The ceramics company Moca Tableware, for its part, has developed a machine that pours liquid porcelain into plaster molds while precisely controlling the speed, movements, and mixing of pigments. The result, once again, is always unique. Thus, even mechanization can serve to enhance uniqueness rather than erase it.
Toward a home that reflects who you are
These new interior design trends all share a common thread: making it impossible to create an exact replica. Whether it involves cooking, living materials, or artisanal techniques applied to mass production, each approach guarantees a unique result. Today’s interior design trends, therefore, don’t simply aim to be beautiful—they aim to be irreplaceable.

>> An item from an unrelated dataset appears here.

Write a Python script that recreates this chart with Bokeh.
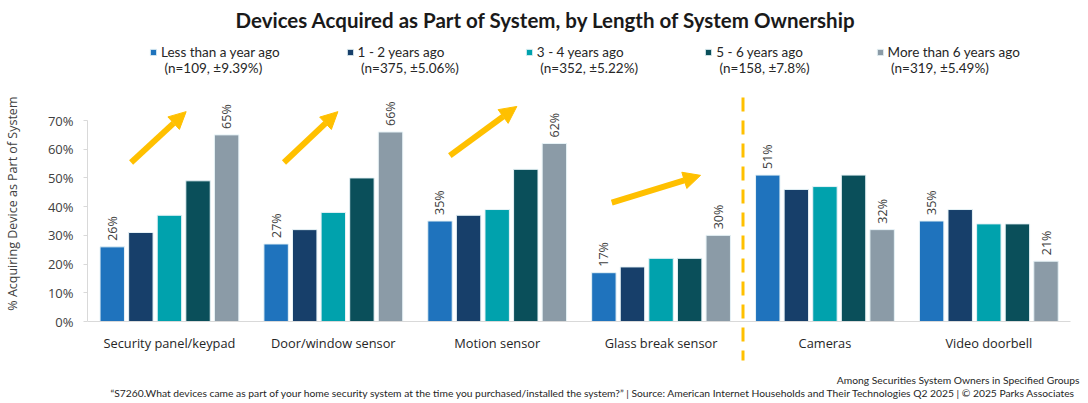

This trend responds to a genuine need. More and more people refuse to have a living room that looks just like their neighbor’s. As a result, brands and design studios are competing to come up with creative ways to combine mass production with customization, and craftsmanship with technology.
The trend toward mass-customized interior design is no longer limited to major luxury brands. From studios in Nantes to workshops in Denmark, from labs in New York to designers in India, a shared ambition is taking hold: to turn every everyday object into a unique piece in its own right. Piece by piece, these interior design trends are shaping the interiors of tomorrow—vibrant, organic, and resolutely personal.